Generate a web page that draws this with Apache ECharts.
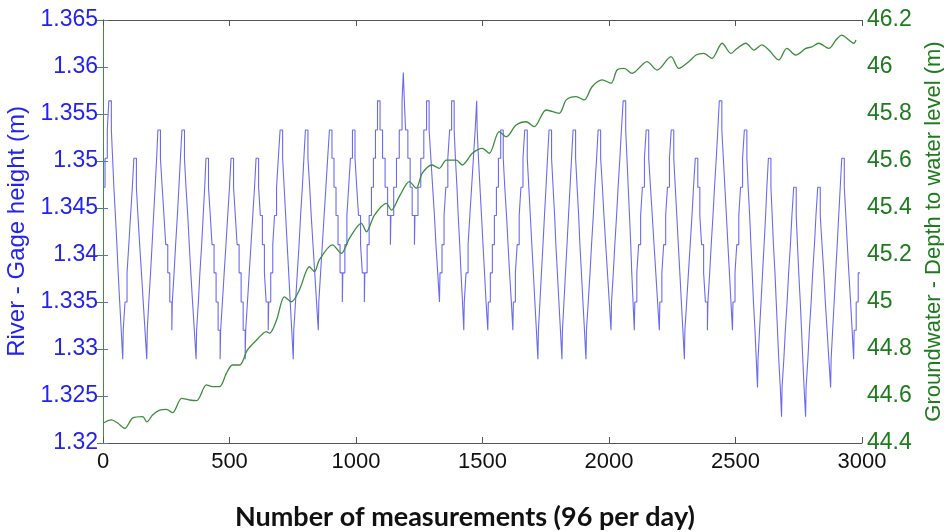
<!DOCTYPE html>
<html>
<head>
<meta charset="utf-8">
<script src="https://cdn.jsdelivr.net/npm/echarts@6/dist/echarts.min.js"></script>
<style>
  html, body { margin: 0; padding: 0; background: #ffffff; }
  #chart { width: 944px; height: 532px; }
</style>
</head>
<body>
<div id="chart"></div>
<script>
// ---- data ----
const xTicks = [0, 500, 1000, 1500, 2000, 2500, 3000];
const gageTicks = [1.32, 1.325, 1.33, 1.335, 1.34, 1.345, 1.35, 1.355, 1.36, 1.365];
const depthTicks = [44.4, 44.6, 44.8, 45, 45.2, 45.4, 45.6, 45.8, 46, 46.2];

// River gage height levels (m), recorded in steps of 0.01 ft
const gageLevels = [1.3228, 1.3259, 1.3289, 1.3320, 1.3350, 1.3381, 1.3411,
                    1.3442, 1.3472, 1.3503, 1.3533, 1.3564, 1.3594];

// River gage: [measurement number, level index] at each step change
const gageSteps = [
  [0,8],[8,9],[17,10],[23,11],
  [33,10],[38,9],[43,8],[49,7],[55,6],[60,5],[66,4],[72,3],[78,2],
  [80,3],[87,4],[95,5],[102,6],[109,7],[116,8],[122,9],
  [132,8],[138,7],[145,6],[152,5],[159,4],[166,3],[173,2],
  [175,3],[181,4],[188,5],[194,6],[200,7],[206,8],[212,9],[217,10],
  [227,9],[234,8],[241,7],[248,6],[256,5],[264,4],[272,3],
  [274,4],[281,5],[287,6],[294,7],[300,8],[306,9],[312,10],
  [322,9],[328,8],[335,7],[341,6],[347,5],[354,4],[361,3],[368,2],
  [370,3],[377,4],[383,5],[390,6],[396,7],[402,8],[407,9],
  [417,8],[424,7],[431,6],[439,5],[447,4],[455,3],[463,2],
  [465,3],[472,4],[479,5],[486,6],[493,7],[500,8],[506,9],
  [516,8],[523,7],[530,6],[538,5],[546,4],[554,3],[562,2],
  [564,3],[571,4],[578,5],[585,6],[592,7],[599,8],[605,9],
  [615,8],[622,7],[630,6],[638,5],[645,4],[653,3],
  [655,4],[663,5],[671,6],[678,7],[686,8],[693,9],[700,10],
  [710,9],[716,8],[722,7],[728,6],[734,5],[740,4],[746,3],[752,2],
  [754,3],[761,4],[768,5],[775,6],[781,7],[788,8],[794,9],[800,10],
  [810,9],[817,8],[823,7],[830,6],[837,5],[844,4],[851,3],
  [853,4],[860,5],[867,6],[874,7],[881,8],[888,9],[895,10],
  [905,9],[913,8],[921,7],[929,6],[937,5],[946,4],
  [948,5],[956,6],[964,7],[971,8],[978,9],[986,10],
  [996,9],[1003,8],[1010,7],[1018,6],[1025,5],[1033,4],
  [1035,5],[1044,6],[1052,7],[1061,8],[1069,9],[1077,10],[1085,11],
  [1095,10],[1105,9],[1115,8],[1125,7],[1136,6],
  [1138,7],[1149,8],[1160,9],[1171,10],[1182,11],[1187,12],[1191,11],
  [1196,10],[1205,9],[1214,8],[1222,7],[1231,6],
  [1233,7],[1245,8],[1256,9],[1268,10],[1279,11],
  [1289,10],[1296,9],[1303,8],[1310,7],[1316,6],[1323,5],[1330,4],
  [1332,5],[1340,6],[1348,7],[1355,8],[1363,9],[1370,10],[1378,11],
  [1388,10],[1393,9],[1399,8],[1404,7],[1410,6],[1415,5],[1421,4],[1426,3],
  [1428,4],[1435,5],[1443,6],[1450,7],[1457,8],[1464,9],[1471,10],[1477,11],[1479,10],
  [1484,9],[1490,8],[1496,7],[1502,6],[1508,5],[1514,4],[1521,3],
  [1523,4],[1531,5],[1539,6],[1547,7],[1555,8],[1563,9],[1572,10],
  [1582,9],[1588,8],[1595,7],[1601,6],[1607,5],[1614,4],[1620,3],
  [1622,4],[1630,5],[1637,6],[1645,7],[1652,8],[1660,9],[1667,10],
  [1677,9],[1683,8],[1689,7],[1695,6],[1701,5],[1707,4],[1713,3],[1719,2],
  [1721,3],[1727,4],[1733,5],[1739,6],[1745,7],[1751,8],[1757,9],[1763,10],
  [1773,9],[1779,8],[1785,7],[1790,6],[1796,5],[1802,4],[1808,3],[1814,2],
  [1816,3],[1822,4],[1828,5],[1834,6],[1840,7],[1846,8],[1852,9],[1858,10],
  [1868,9],[1874,8],[1880,7],[1885,6],[1891,5],[1897,4],[1903,3],[1909,2],
  [1911,3],[1918,4],[1925,5],[1931,6],[1938,7],[1944,8],[1951,9],[1957,10],
  [1967,9],[1974,8],[1980,7],[1987,6],[1994,5],[2001,4],[2008,3],
  [2010,4],[2017,5],[2023,6],[2030,7],[2036,8],[2043,9],[2049,10],[2056,11],
  [2066,10],[2071,9],[2076,8],[2081,7],[2086,6],[2090,5],[2095,4],[2100,3],
  [2102,4],[2110,5],[2117,6],[2125,7],[2132,8],[2140,9],[2147,10],
  [2157,9],[2164,8],[2171,7],[2178,6],[2185,5],[2192,4],[2199,3],
  [2201,4],[2209,5],[2216,6],[2224,7],[2231,8],[2239,9],[2246,10],
  [2256,9],[2262,8],[2268,7],[2274,6],[2280,5],[2286,4],[2292,3],[2298,2],
  [2300,3],[2307,4],[2314,5],[2321,6],[2328,7],[2334,8],[2341,9],
  [2351,8],[2359,7],[2366,6],[2374,5],[2381,4],[2389,3],
  [2391,4],[2398,5],[2404,6],[2411,7],[2417,8],[2424,9],[2430,10],[2436,11],
  [2446,10],[2452,9],[2458,8],[2464,7],[2470,6],[2476,5],[2482,4],[2488,3],
  [2490,4],[2498,5],[2505,6],[2513,7],[2520,8],[2528,9],[2535,10],
  [2545,9],[2550,8],[2556,7],[2561,6],[2566,5],[2571,4],[2577,3],[2582,2],[2587,1],
  [2589,2],[2595,3],[2601,4],[2607,5],[2613,6],[2619,7],[2624,8],[2630,9],
  [2640,8],[2645,7],[2650,6],[2656,5],[2661,4],[2666,3],[2671,2],[2677,1],[2682,0],
  [2684,1],[2691,2],[2697,3],[2704,4],[2710,5],[2717,6],[2723,7],[2730,8],
  [2740,7],[2745,6],[2750,5],[2756,4],[2761,3],[2766,2],[2771,1],[2777,0],
  [2779,1],[2786,2],[2792,3],[2799,4],[2805,5],[2812,6],[2818,7],[2825,8],
  [2835,7],[2842,6],[2849,5],[2855,4],[2862,3],[2869,2],[2876,1],
  [2878,2],[2884,3],[2890,4],[2896,5],[2902,6],[2908,7],[2914,8],[2920,9],
  [2930,8],[2936,7],[2942,6],[2948,5],[2955,4],[2961,3],[2967,2],
  [2969,3],[2977,4],[2985,5],[2992,5]
];

// Groundwater depth to water level (m): [measurement number, value]
const depthPoints = [
  [0,44.484],[33,44.498],[58,44.485],[86,44.462],[117,44.506],[157,44.512],[173,44.490],
  [196,44.519],[224,44.540],[251,44.543],[275,44.529],[311,44.590],[342,44.583],[370,44.580],
  [409,44.647],[433,44.640],[461,44.640],[488,44.697],[512,44.732],[540,44.732],[571,44.796],
  [607,44.838],[646,44.874],[658,44.867],[686,44.923],[717,45.022],[745,45.001],[776,45.051],
  [816,45.150],[836,45.129],[855,45.179],[907,45.243],[942,45.207],[974,45.271],[1021,45.335],
  [1041,45.299],[1073,45.370],[1120,45.420],[1140,45.391],[1171,45.448],[1211,45.512],
  [1238,45.484],[1262,45.548],[1301,45.583],[1329,45.569],[1357,45.604],[1396,45.604],
  [1420,45.583],[1460,45.633],[1499,45.654],[1527,45.633],[1566,45.725],[1594,45.703],
  [1633,45.753],[1673,45.767],[1704,45.746],[1752,45.817],[1803,45.803],[1831,45.860],
  [1870,45.874],[1902,45.860],[1933,45.916],[1973,45.945],[2008,45.931],[2032,45.987],
  [2060,45.994],[2091,45.973],[2150,46.023],[2190,45.987],[2245,46.044],[2276,45.994],
  [2316,46.023],[2344,46.051],[2375,46.058],[2407,46.037],[2447,46.101],[2482,46.058],
  [2506,46.079],[2541,46.101],[2573,46.072],[2604,46.094],[2632,46.072],[2671,46.030],
  [2703,46.079],[2738,46.051],[2778,46.079],[2802,46.086],[2829,46.101],[2869,46.079],
  [2897,46.115],[2920,46.136],[2948,46.115],[2968,46.101],[2976,46.115]
];

// ---- chart ----
const chart = echarts.init(document.getElementById('chart'), null, { renderer: 'canvas' });
const labelFont = '"Liberation Sans", Arial, sans-serif';
const blueText = '#2323ee';
const greenText = '#1f7a1f';

const option = {
  backgroundColor: '#ffffff',
  animation: false,
  grid: { left: 103, right: 82, top: 20, bottom: 89, containLabel: false, outerBoundsMode: 'none' },
  xAxis: [
    {
      type: 'value', position: 'bottom',
      min: xTicks[0], max: xTicks[xTicks.length - 1], interval: 500,
      axisLine: { show: true, lineStyle: { color: '#555555', width: 1 } },
      axisTick: { show: true, inside: true, length: 6, lineStyle: { color: '#555555' } },
      axisLabel: { color: '#111111', fontSize: 22, fontFamily: labelFont, margin: 8,
                   formatter: v => String(v) },
      splitLine: { show: false }
    },
    {
      type: 'value', position: 'top',
      min: xTicks[0], max: xTicks[xTicks.length - 1], interval: 500,
      axisLine: { show: true, lineStyle: { color: '#555555', width: 1 } },
      axisTick: { show: true, inside: true, length: 6, lineStyle: { color: '#555555' } },
      axisLabel: { show: false },
      splitLine: { show: false }
    }
  ],
  yAxis: [
    {
      type: 'value', position: 'left',
      min: gageTicks[0], max: gageTicks[gageTicks.length - 1], interval: 0.005,
      name: 'River - Gage height (m)',
      nameLocation: 'middle', nameRotate: 90, nameGap: 64,
      nameTextStyle: { color: blueText, fontSize: 24, fontFamily: labelFont },
      axisLine: { show: true, lineStyle: { color: '#8888ee', width: 1 } },
      axisTick: { show: true, inside: true, length: 5, lineStyle: { color: '#6666ee' } },
      axisLabel: { color: blueText, fontSize: 23, fontFamily: labelFont, margin: 5 },
      splitLine: { show: false }
    },
    {
      type: 'value', position: 'right',
      min: depthTicks[0], max: depthTicks[depthTicks.length - 1], interval: 0.2,
      name: 'Groundwater - Depth to water level (m)',
      nameLocation: 'middle', nameRotate: 90, nameGap: 59,
      nameTextStyle: { color: greenText, fontSize: 22, fontFamily: labelFont },
      axisLine: { show: true, lineStyle: { color: '#3f8f3f', width: 1 } },
      axisTick: { show: true, inside: true, length: 6, lineStyle: { color: '#3f8f3f' } },
      axisLabel: { color: greenText, fontSize: 23, fontFamily: labelFont, margin: 5 },
      splitLine: { show: false }
    }
  ],
  graphic: [
    {
      type: 'text', x: 465, y: 517,
      style: {
        text: 'Number of measurements (96 per day)',
        font: 'bold 27px Lato, "Open Sans", sans-serif',
        fill: '#111111',
        align: 'center', verticalAlign: 'middle'
      }
    }
  ],
  series: [
    {
      name: 'River - Gage height',
      type: 'line', xAxisIndex: 0, yAxisIndex: 0,
      step: 'end', showSymbol: false, symbol: 'none',
      lineStyle: { color: '#6a6af0', width: 1.1 },
      data: gageSteps.map(([n, k]) => [n, gageLevels[k]]),
      z: 2
    },
    {
      name: 'Groundwater - Depth to water level',
      type: 'line', xAxisIndex: 0, yAxisIndex: 1,
      smooth: 0.3, showSymbol: false, symbol: 'none',
      lineStyle: { color: '#3c8c3c', width: 1.3 },
      data: depthPoints,
      z: 3
    }
  ]
};
chart.setOption(option);
</script>
</body>
</html>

- - - - -

Short exercise>
From the first line of the listing above, repeat every line through the one holding "1.3442, 1.3472, 1.3503, 1.3533, 1.3564, 1.3594];". Both ends count, and pictures stay out.

Answer to the task>
Generate a web page that draws this with Apache ECharts.
<!DOCTYPE html>
<html>
<head>
<meta charset="utf-8">
<script src="https://cdn.jsdelivr.net/npm/echarts@6/dist/echarts.min.js"></script>
<style>
  html, body { margin: 0; padding: 0; background: #ffffff; }
  #chart { width: 944px; height: 532px; }
</style>
</head>
<body>
<div id="chart"></div>
<script>
// ---- data ----
const xTicks = [0, 500, 1000, 1500, 2000, 2500, 3000];
const gageTicks = [1.32, 1.325, 1.33, 1.335, 1.34, 1.345, 1.35, 1.355, 1.36, 1.365];
const depthTicks = [44.4, 44.6, 44.8, 45, 45.2, 45.4, 45.6, 45.8, 46, 46.2];

// River gage height levels (m), recorded in steps of 0.01 ft
const gageLevels = [1.3228, 1.3259, 1.3289, 1.3320, 1.3350, 1.3381, 1.3411,
                    1.3442, 1.3472, 1.3503, 1.3533, 1.3564, 1.3594];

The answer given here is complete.